Begin Record extracts

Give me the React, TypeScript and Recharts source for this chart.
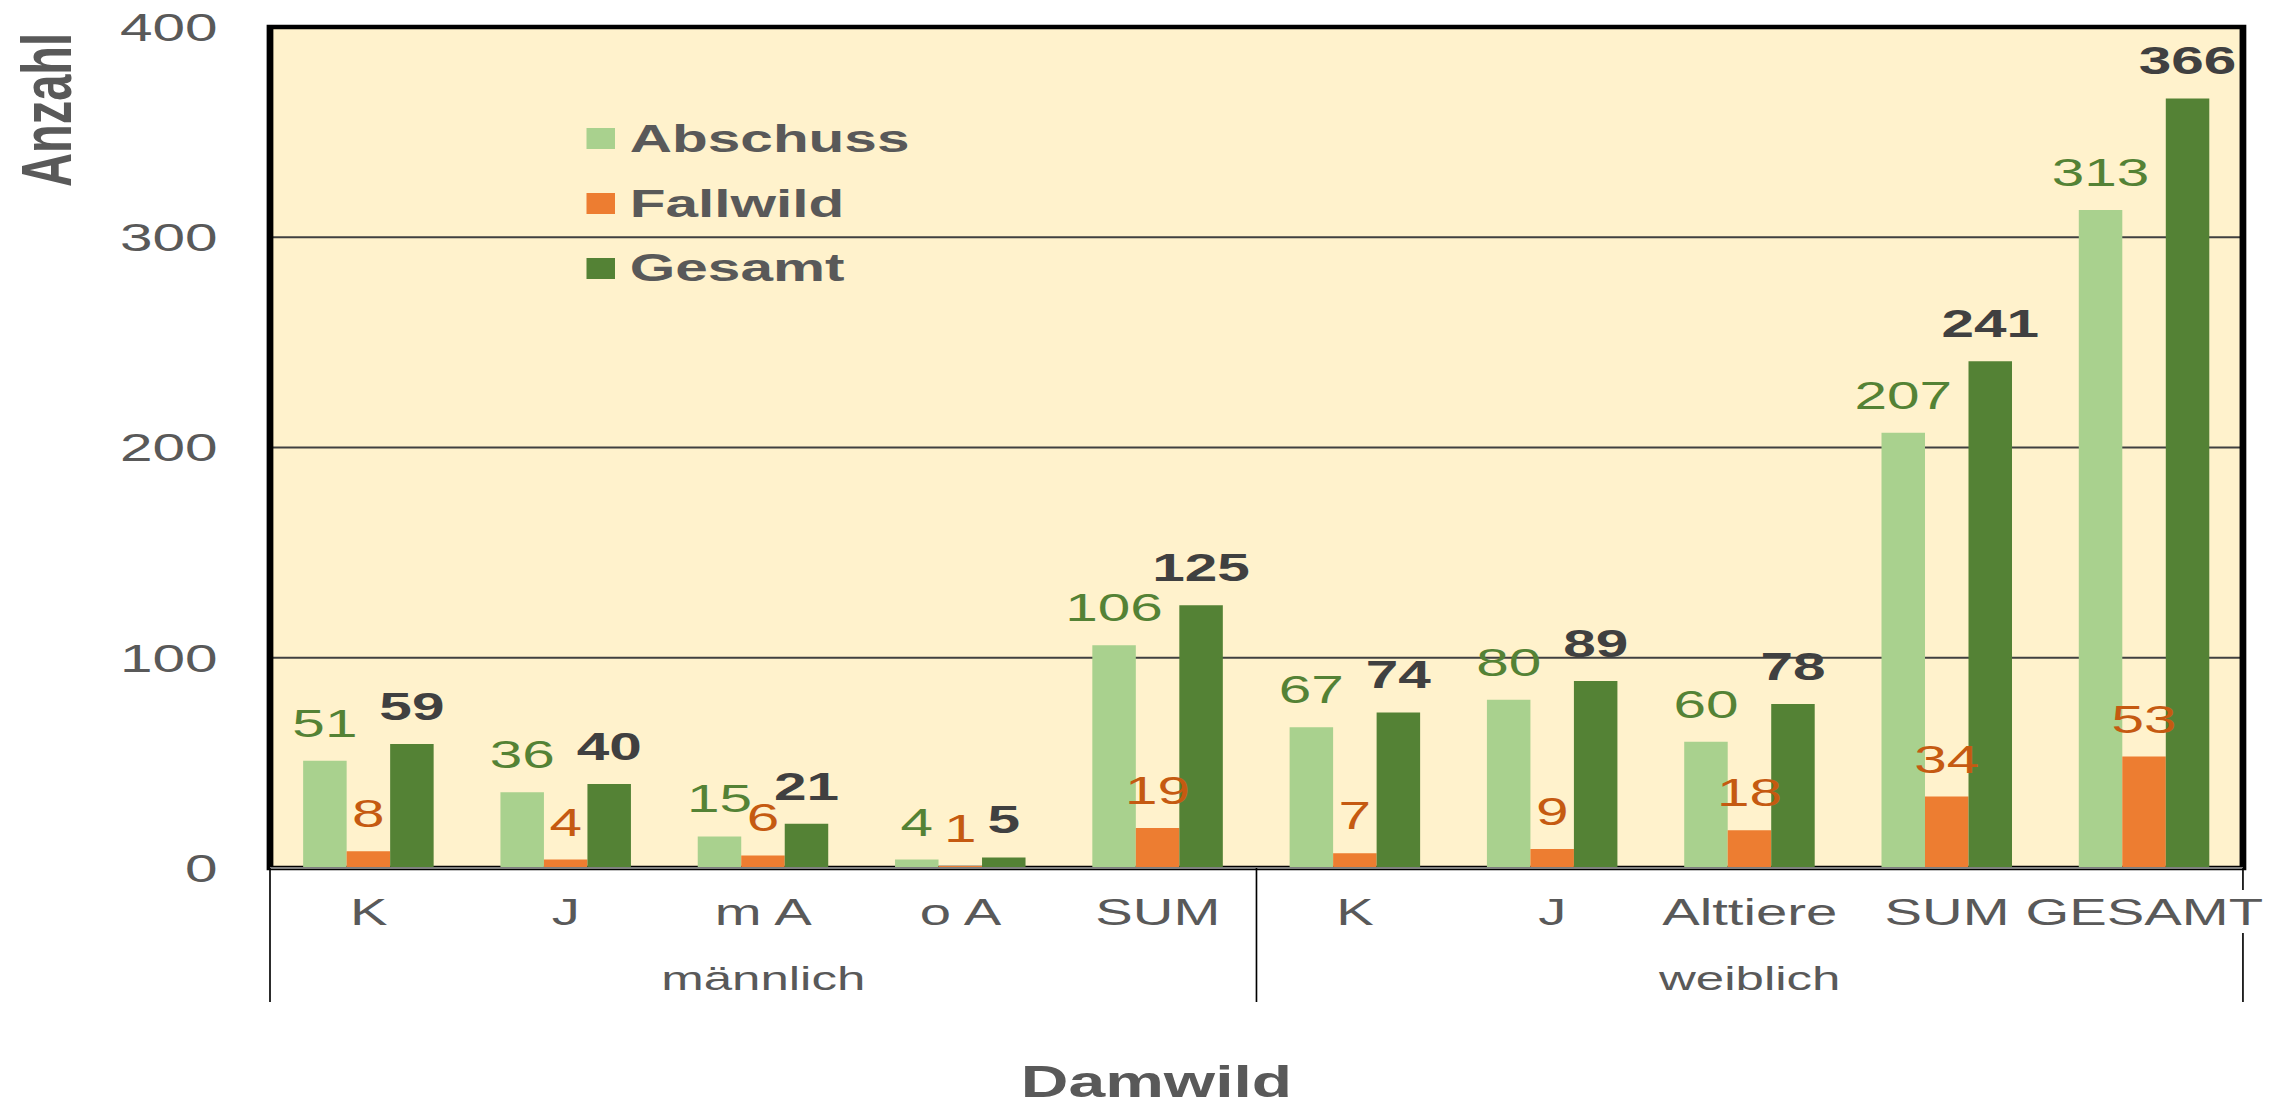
import { BarChart, Bar, XAxis, YAxis, CartesianGrid, LabelList, Legend, ReferenceArea } from "recharts";

const categories = ["K", "J", "m A", "o A", "SUM", "K", "J", "Alttiere", "SUM", "GESAMT"];
const abschuss = [51, 36, 15, 4, 106, 67, 80, 60, 207, 313];
const fallwild = [8, 4, 6, 1, 19, 7, 9, 18, 34, 53];
const gesamt = [59, 40, 21, 5, 125, 74, 89, 78, 241, 366];
const groups = [
  { label: "männlich", start: 0, count: 5 },
  { label: "weiblich", start: 5, count: 5 },
];
const yTicks = [0, 100, 200, 300, 400];

const data = categories.map((cat, i) => ({
  cat,
  Abschuss: abschuss[i],
  Fallwild: fallwild[i],
  Gesamt: gesamt[i],
}));

// the reference is stretched sideways, so draw narrow and scale the whole chart
const STRETCH = 1.5;
const W = 2277 / STRETCH;
const H = 1110;
const MARGIN = { top: 27, right: 22.7, bottom: 0, left: 0 };
const Y_W = 180;
const PLOT_W = W - MARGIN.left - MARGIN.right - Y_W;
const FONT = "'Liberation Sans', Arial, sans-serif";
const GREY = "#595959";

function CategoryTick(props: any) {
  const { x, y, payload, index } = props;
  const band = PLOT_W / categories.length;
  const group = groups.find(g => index === g.start + Math.floor(g.count / 2));
  const starts = groups.some(g => g.start === index);
  const last = index === categories.length - 1;
  return (
    <g>
      <text x={x} y={y + 57} textAnchor="middle" fontSize={37.5} fill={GREY} fontFamily={FONT}>
        {payload.value}
      </text>
      {group && (
        <text x={x} y={y + 122} textAnchor="middle" fontSize={34} fill={GREY} fontFamily={FONT}>
          {group.label}
        </text>
      )}
      {starts && <line x1={x - band / 2} x2={x - band / 2} y1={y} y2={y + 134} stroke="#000" strokeWidth={1.1} />}
      {last && (
        <>
          <line x1={x + band / 2} x2={x + band / 2} y1={y} y2={y + 22} stroke="#000" strokeWidth={1.1} />
          <line x1={x + band / 2} x2={x + band / 2} y1={y + 65} y2={y + 134} stroke="#000" strokeWidth={1.1} />
        </>
      )}
    </g>
  );
}

function LegendBox(props: any) {
  const items = props.payload || [];
  return (
    <div style={{ display: "flex", flexDirection: "column", fontFamily: FONT }}>
      {items.map((it: any) => (
        <div key={it.value} style={{ height: 64.7, display: "flex", alignItems: "center" }}>
          <span style={{ width: 18.9, height: 21, background: it.color, marginRight: 10, display: "inline-block" }} />
          <span style={{ fontSize: 39, fontWeight: 700, color: GREY }}>{it.value}</span>
        </div>
      ))}
    </div>
  );
}

export default function App() {
  return (
    <div
      style={{
        position: "absolute",
        left: 0,
        top: 0,
        width: W,
        height: H,
        background: "#fff",
        transform: `scaleX(${STRETCH})`,
        transformOrigin: "0 0",
      }}
    >
      <BarChart width={W} height={H} data={data} margin={MARGIN} barCategoryGap="16.8%" barGap={0}>
        <CartesianGrid vertical={false} fill="#FFF2CC" fillOpacity={1} stroke="#404040" strokeWidth={2} />
        <XAxis
          dataKey="cat"
          height={242}
          interval={0}
          tickLine={false}
          tickSize={0}
          tickMargin={0}
          axisLine={{ stroke: "#7f7f7f", strokeWidth: 2 }}
          tick={<CategoryTick />}
          label={{
            content: () => (
              <text x={771} y={1097} textAnchor="middle" fontSize={44} fontWeight={700} fill={GREY} fontFamily={FONT}>
                Damwild
              </text>
            ),
          }}
        />
        <YAxis
          width={Y_W}
          domain={[0, 400]}
          ticks={yTicks}
          interval={0}
          tickLine={false}
          axisLine={false}
          tickSize={33}
          tickMargin={2}
          tick={{ fontSize: 39, fill: GREY, fontFamily: FONT }}
          label={{
            content: () => (
              <text
                x={31}
                y={110}
                transform="rotate(-90 31 110)"
                textAnchor="middle"
                dominantBaseline="central"
                fontSize={47}
                fontWeight={700}
                fill={GREY}
                fontFamily={FONT}
              >
                Anzahl
              </text>
            ),
          }}
        />
        <Legend
          layout="vertical"
          align="center"
          verticalAlign="middle"
          content={<LegendBox />}
          wrapperStyle={{ left: 391, top: 106.6, width: 400 }}
        />
        <Bar dataKey="Abschuss" fill="#A9D18E" isAnimationActive={false}>
          <LabelList dataKey="Abschuss" position="top" offset={24} fill="#548235" fontSize={39} fontFamily={FONT} />
        </Bar>
        <Bar dataKey="Fallwild" fill="#ED7D31" isAnimationActive={false}>
          <LabelList dataKey="Fallwild" position="top" offset={24} fill="#C55A11" fontSize={39} fontFamily={FONT} />
        </Bar>
        <Bar dataKey="Gesamt" fill="#548235" isAnimationActive={false}>
          <LabelList
            dataKey="Gesamt"
            position="top"
            offset={24}
            fill="#404040"
            fontSize={39}
            fontWeight={700}
            fontFamily={FONT}
          />
        </Bar>
        <ReferenceArea y1={0} y2={400} fill="none" stroke="#000" strokeWidth={4.5} ifOverflow="visible" />
      </BarChart>
    </div>
  );
}
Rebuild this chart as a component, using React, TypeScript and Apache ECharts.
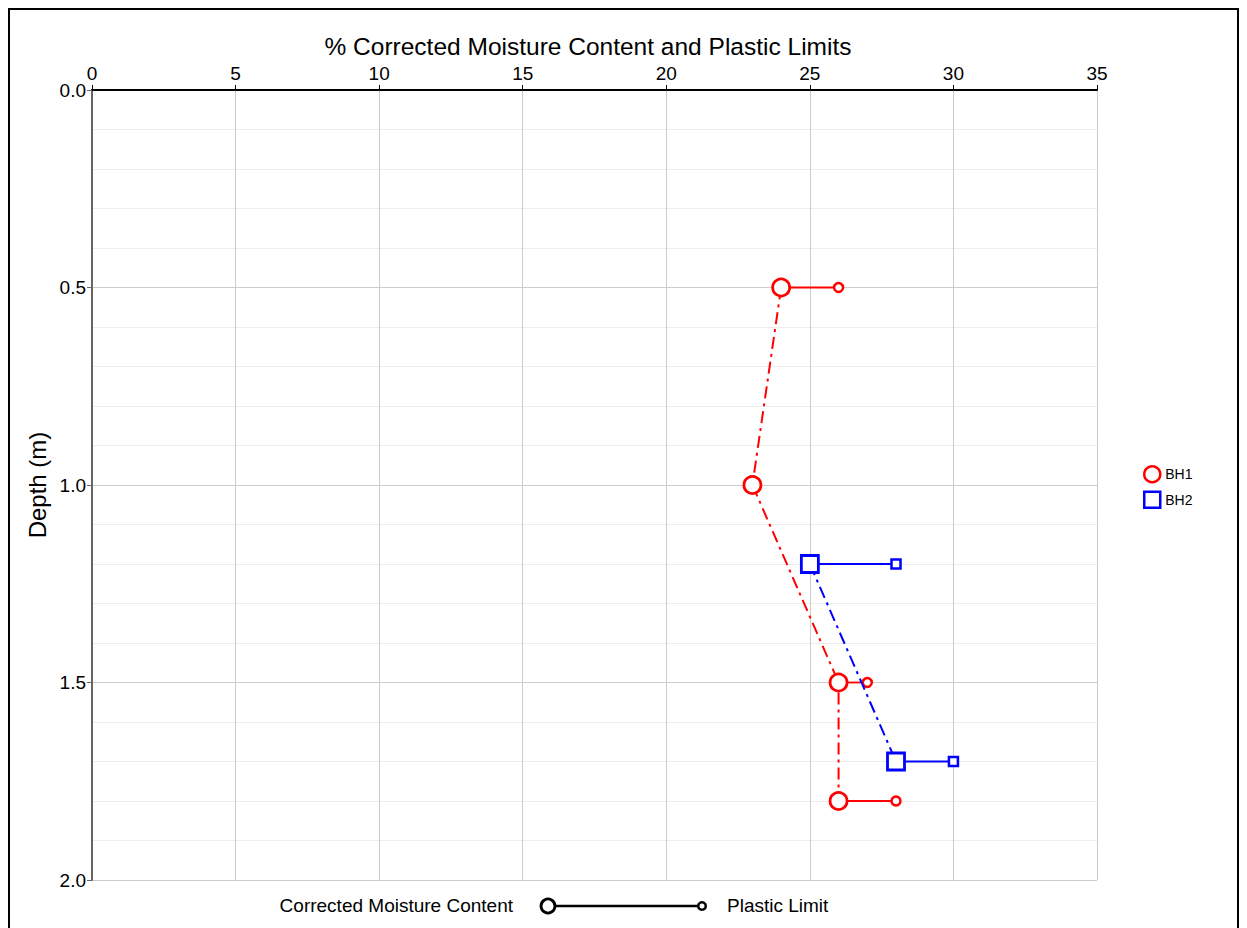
import React, { useEffect, useRef } from "react";
import * as echarts from "echarts";

// ---- data ----
const bh1Depth = [0.5, 1.0, 1.5, 1.8];
const bh1Moisture = [24, 23, 26, 26];
const bh1Plastic: (number | null)[] = [26, null, 27, 28];

const bh2Depth = [1.2, 1.7];
const bh2Moisture = [25, 28];
const bh2Plastic: (number | null)[] = [28, 30];

const xTicks = [0, 5, 10, 15, 20, 25, 30, 35];
const yTicks = [0.0, 0.5, 1.0, 1.5, 2.0];

const FONT = "Liberation Sans, Arial, Helvetica, sans-serif";
const RED = "#ff0000";
const BLUE = "#0000ff";
const DASH = [12, 5, 3, 5];

function boreholeSeries(
  name: string,
  color: string,
  bigSymbol: string,
  bigSize: number,
  smallSize: number,
  depths: number[],
  moist: number[],
  plastic: (number | null)[]
) {
  const out: any[] = [];
  depths.forEach((d, i) => {
    const pl = plastic[i];
    if (pl == null) return;
    out.push({
      name,
      type: "line",
      data: [
        [moist[i], d],
        [pl, d],
      ],
      symbol: "none",
      lineStyle: { color, width: 1.8, type: "solid" },
      itemStyle: { color },
      z: 2,
      silent: true,
    });
    out.push({
      name,
      type: "scatter",
      data: [[pl, d]],
      symbol: bigSymbol,
      symbolSize: smallSize,
      itemStyle: { color: "#fff", borderColor: color, borderWidth: 2.5, opacity: 1 },
      z: 4,
      silent: true,
    });
  });
  out.push({
    name,
    type: "line",
    data: depths.map((d, i) => [moist[i], d]),
    symbol: bigSymbol,
    symbolSize: bigSize,
    showAllSymbol: true,
    lineStyle: { color, width: 2, type: DASH },
    itemStyle: { color: "#fff", borderColor: color, borderWidth: 2.8, opacity: 1 },
    z: 5,
    silent: true,
  });
  return out;
}

export default function App() {
  const ref = useRef<HTMLDivElement>(null);
  useEffect(() => {
    if (!ref.current) return;
    const chart = echarts.init(ref.current, undefined, { renderer: "svg" });
    const series = [
      ...boreholeSeries("BH1", RED, "circle", 17, 9, bh1Depth, bh1Moisture, bh1Plastic),
      ...boreholeSeries("BH2", BLUE, "rect", 17, 9, bh2Depth, bh2Moisture, bh2Plastic),
    ];
    chart.setOption({
      animation: false,
      textStyle: { fontFamily: FONT },
      grid: { left: 82, top: 80, width: 1005, height: 790, containLabel: false },
      legend: {
        orient: "vertical",
        left: 1128,
        top: 450,
        itemWidth: 16,
        itemHeight: 16,
        itemGap: 7,
        selectedMode: false,
        textStyle: { fontSize: 14, color: "#000", fontFamily: FONT },
        data: [
          {
            name: "BH1",
            icon: "circle",
            itemStyle: { color: "#fff", borderColor: RED, borderWidth: 2.5 },
          },
          {
            name: "BH2",
            icon: "rect",
            itemStyle: { color: "#fff", borderColor: BLUE, borderWidth: 2.5 },
          },
        ],
      },
      xAxis: {
        type: "value",
        position: "top",
        min: 0,
        max: 35,
        interval: 5,
        axisLine: { show: true, onZero: false, lineStyle: { color: "#000", width: 2 } },
        axisTick: { show: true, length: 5, lineStyle: { color: "#000" } },
        axisLabel: {
          fontSize: 19,
          color: "#000",
          margin: 7,
          fontFamily: FONT,
          formatter: (v: number) => (xTicks.includes(v) ? String(v) : ""),
        },
        splitLine: { show: true, lineStyle: { color: "#cccccc", width: 1 } },
      },
      yAxis: {
        type: "value",
        inverse: true,
        min: 0,
        max: 2,
        interval: 0.5,
        axisLine: { show: true, onZero: false, lineStyle: { color: "#666", width: 2 } },
        axisTick: { show: true, length: 5, lineStyle: { color: "#666" } },
        minorTick: { show: false, splitNumber: 5 },
        minorSplitLine: { show: true, lineStyle: { color: "#ececec", width: 1 } },
        axisLabel: {
          fontSize: 19,
          color: "#000",
          margin: 6,
          fontFamily: FONT,
          formatter: (v: number) =>
            yTicks.some((t) => Math.abs(t - v) < 1e-9) ? v.toFixed(1) : "",
        },
        splitLine: { show: true, lineStyle: { color: "#cccccc", width: 1 } },
      },
      graphic: [
        {
          type: "text",
          x: 578,
          y: 36,
          style: {
            text: "% Corrected Moisture Content and Plastic Limits",
            font: `24.5px ${FONT}`,
            fill: "#000",
            textAlign: "center",
            textVerticalAlign: "middle",
          },
        },
        {
          type: "text",
          x: 27,
          y: 475,
          rotation: Math.PI / 2,
          style: {
            text: "Depth (m)",
            font: `24px ${FONT}`,
            fill: "#000",
            textAlign: "center",
            textVerticalAlign: "middle",
          },
        },
        {
          type: "text",
          x: 503,
          y: 895,
          style: {
            text: "Corrected Moisture Content",
            font: `19px ${FONT}`,
            fill: "#000",
            textAlign: "right",
            textVerticalAlign: "middle",
          },
        },
        {
          type: "line",
          shape: { x1: 545, y1: 896, x2: 690, y2: 896 },
          style: { stroke: "#000", lineWidth: 2.5 },
        },
        {
          type: "circle",
          shape: { cx: 538, cy: 896, r: 7 },
          style: { fill: "#fff", stroke: "#000", lineWidth: 2.8 },
          z: 10,
        },
        {
          type: "circle",
          shape: { cx: 692, cy: 896, r: 3.8 },
          style: { fill: "#fff", stroke: "#000", lineWidth: 2.5 },
          z: 10,
        },
        {
          type: "text",
          x: 717,
          y: 895,
          style: {
            text: "Plastic Limit",
            font: `19px ${FONT}`,
            fill: "#000",
            textAlign: "left",
            textVerticalAlign: "middle",
          },
        },
      ],
      series,
    });
    return () => chart.dispose();
  }, []);
  return (
    <div
      style={{
        width: 1231,
        height: 934,
        border: "2px solid #000",
        boxSizing: "border-box",
        background: "#fff",
      }}
    >
      <div ref={ref} style={{ width: 1227, height: 930 }} />
    </div>
  );
}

End Record extracts

• _Required task_
Write out each line of the listing above, exactly, from its first line to the line holding "const yTicks = [0, 100, 200, 300, 400];", inclusive. Skip the pictures.

• _Problem solution_
Give me the React, TypeScript and Recharts source for this chart.
import { BarChart, Bar, XAxis, YAxis, CartesianGrid, LabelList, Legend, ReferenceArea } from "recharts";

const categories = ["K", "J", "m A", "o A", "SUM", "K", "J", "Alttiere", "SUM", "GESAMT"];
const abschuss = [51, 36, 15, 4, 106, 67, 80, 60, 207, 313];
const fallwild = [8, 4, 6, 1, 19, 7, 9, 18, 34, 53];
const gesamt = [59, 40, 21, 5, 125, 74, 89, 78, 241, 366];
const groups = [
  { label: "männlich", start: 0, count: 5 },
  { label: "weiblich", start: 5, count: 5 },
];
const yTicks = [0, 100, 200, 300, 400];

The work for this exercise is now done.